Prenant sans doute exemple sur l'essor des castelnaus et des sauvetés, les fondateurs développent les bastides pour plusieurs raisons qui peuvent être classées de la façon suivante :
Alcide Curie-Seimbres écrivit en 1880 des bastides qu'« on croit voir de grands potagers distribués en carreaux et desservis par des allées droites ». En effet, les bastides sont très ordonnées orthogonalement. Cela rompt fortement avec les formes romanes des villes que les contemporains pouvaient observer.
Une hypothèse est que les urbanistes médiévaux auraient trouvé dans les monastères les modèles romains et les auraient reproduit. Mais cette hypothèse se heurte au fait que les monastères n'ont jamais formé des architectes. Vitruve ne sera redécouvert et diffusé qu'au XVIe siècle. Mais surtout, la logique qui sous-tend le tracé quadrillé des bastides n'est pas du tout la même que celle des tracés des Romains.
Les urbanistes médiévaux ont innové, ils ont inventé un urbanisme gothique, comme ils ont inventé une architecture gothique. Son originalité ne vient pas des progrès techniques, mais d'une réflexion très achevée sur le thème de la standardisation, sur la modularité.
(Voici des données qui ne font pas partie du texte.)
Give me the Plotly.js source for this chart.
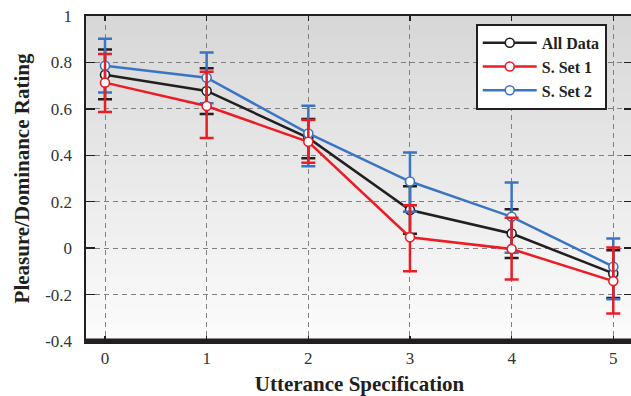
<!DOCTYPE html>
<html>
<head>
<meta charset="utf-8">
<script src="https://cdn.plot.ly/plotly-3.0.1.min.js"></script>
<style>
html,body{margin:0;padding:0;overflow:hidden;background:#fff;}
#chart{width:640px;height:396px;}
</style>
</head>
<body>
<div id="chart"></div>
<script>
// ---- data ----
const xValues = [0, 1, 2, 3, 4, 5];
const xTickLabels = ['0', '1', '2', '3', '4', '5'];
const yTickValues = [-0.4, -0.2, 0, 0.2, 0.4, 0.6, 0.8, 1];
const yTickLabels = ['-0.4', '-0.2', '0', '0.2', '0.4', '0.6', '0.8', '1'];

const allDataMean  = [0.747, 0.677, 0.475, 0.164, 0.063, -0.109];
const allDataPlus  = [0.109, 0.098, 0.081, 0.103, 0.105, 0.100];
const allDataMinus = [0.106, 0.099, 0.088, 0.102, 0.105, 0.106];

const set1Mean  = [0.713, 0.612, 0.458, 0.047, -0.004, -0.142];
const set1Plus  = [0.123, 0.148, 0.094, 0.138, 0.135, 0.145];
const set1Minus = [0.127, 0.137, 0.090, 0.146, 0.131, 0.140];

const set2Mean  = [0.786, 0.734, 0.494, 0.287, 0.135, -0.080];
const set2Plus  = [0.116, 0.109, 0.119, 0.125, 0.148, 0.122];
const set2Minus = [0.115, 0.110, 0.141, 0.130, 0.155, 0.140];

const seriesNames = ['All Data', 'S. Set 1', 'S. Set 2'];

// ---- styling ----
const cBlack = '#231f20', cRed = '#ed1c24', cBlue = '#3a75c4';
const serif = 'Liberation Serif';

function mk(name, y, plus, minus, color, rank) {
  return {
    type: 'scatter', mode: 'lines+markers', name: name,
    x: xValues, y: y, legendrank: rank,
    line: {color: color, width: 2.5},
    marker: {symbol: 'circle', size: 9, color: '#ffffff', line: {color: color, width: 1.6}},
    error_y: {type: 'data', symmetric: false, array: plus, arrayminus: minus,
              color: color, thickness: 2.5, width: 7}
  };
}

const traces = [
  mk(seriesNames[0], allDataMean, allDataPlus, allDataMinus, cBlack, 1),
  mk(seriesNames[2], set2Mean, set2Plus, set2Minus, cBlue, 3),
  mk(seriesNames[1], set1Mean, set1Plus, set1Minus, cRed, 2)
];

// background gradient strips (plot-area decoration)
const shapes = [];
const nStrips = 60;
const topC = 215, botC = 252;
for (let i = 0; i < nStrips; i++) {
  const t = i / (nStrips - 1);
  const v = Math.round(botC + (topC - botC) * t);
  shapes.push({type: 'rect', xref: 'paper', yref: 'paper', layer: 'below',
    x0: 0, x1: 1, y0: i / nStrips, y1: (i + 1) / nStrips + 0.002,
    fillcolor: 'rgb(' + v + ',' + v + ',' + v + ')', line: {width: 0}});
}
// thick bottom axis
shapes.push({type: 'line', xref: 'paper', yref: 'paper', layer: 'above',
  x0: 0, x1: 1, y0: 0, y1: 0, line: {color: cBlack, width: 5}});

const layout = {
  width: 640, height: 396,
  margin: {l: 86, r: 7, t: 16, b: 55},
  paper_bgcolor: '#ffffff', plot_bgcolor: '#f0f0f0',
  font: {family: serif, color: '#231f20', size: 17},
  showlegend: true,
  legend: {x: 0.7125, y: 0.976, xanchor: 'left', yanchor: 'top',
    bgcolor: '#ffffff', bordercolor: cBlack, borderwidth: 2,
    font: {family: serif, size: 16, color: cBlack, weight: 'bold'},
    itemwidth: 54, tracegroupgap: 0, entrywidth: 150},
  xaxis: {
    range: [-0.187, 5.194], tickvals: xValues, ticktext: xTickLabels,
    showline: true, linecolor: cBlack, linewidth: 2.5, mirror: 'ticks',
    ticks: 'inside', ticklen: 5, tickwidth: 1.5, tickcolor: cBlack,
    showgrid: true, gridcolor: '#808080', gridwidth: 1, griddash: '5px,4px',
    zeroline: false,
    tickfont: {family: serif, size: 17, color: '#333333'},
    title: {text: 'Utterance Specification', standoff: 10,
      font: {family: serif, size: 21, color: cBlack, weight: 'bold'}}
  },
  yaxis: {
    range: [-0.4, 1], tickvals: yTickValues, ticktext: yTickLabels,
    showline: true, linecolor: cBlack, linewidth: 2.5, mirror: 'ticks',
    ticks: 'inside', ticklen: 9, tickwidth: 1.5, tickcolor: cBlack,
    ticklabelstandoff: 8,
    showgrid: true, gridcolor: '#808080', gridwidth: 1, griddash: '5px,4px',
    zeroline: false,
    tickfont: {family: serif, size: 17, color: '#333333'},
    title: {text: 'Pleasure/Dominance Rating', standoff: 10,
      font: {family: serif, size: 21, color: cBlack, weight: 'bold'}}
  },
  shapes: shapes
};

Plotly.newPlot('chart', traces, layout, {displayModeBar: false, staticPlot: true});
</script>
</body>
</html>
Villard de Honnecourt, architecte de cathédrales gothiques, a ainsi dans son cahier de croquis conçu une rosace de 216 éléments réalisables avec seulement 5 modèles de pierre. On comprend alors qu'un des éléments principaux de l'architecture gothique soit l'arc brisé. En effet, il facilite la standardisation des claveaux d'un même arc : il est tracé avec deux courbes circulaires de même rayon, et de plus on peut tracer à l'aide de la même courbe des arcs brisés de hauteur et de portée différentes. Cela est impossible avec le plein cintre. Dans un même bâtiment on peut donc employer toute une série d'arcs différents mais tracés à l'aide du même rayon. On pourrait dire que, de même, l'urbaniste, lui, joue avec les ayrals (les parcelles).
Le XIIIe siècle est celui de la naissance de la rationalité géométrique. Une autre vision du monde éclot. L'important n'est plus, comme à l'époque romane de définir et de délimiter les objets du savoir avec un centre et des bornes. Le monde roman était clos. Le monde gothique s'ouvre. On s'ouvre vers l'intérieur (on observe les objets à la loupe) et vers l'extérieur (on observe les objets avec du recul). Le discours est celui de l'individu et du tout, de l'élément et du système.
Cette révolution de la vision du monde a aussi des échos dans le monde musical : le temps est compté, codifié. On le traduit sous la forme de notes carrées qui s'alignent sur des portées. On étudie les sons et la composition de ceux-ci pour former des œuvres musicales.
La théologie n'est pas en reste. Elle découvre la philosophie antique. Le plus bel exemple en est Thomas d'Aquin.
On voit alors que les bastides sont dans l'air du temps. On veut faire du complexe à partir de choses très simples.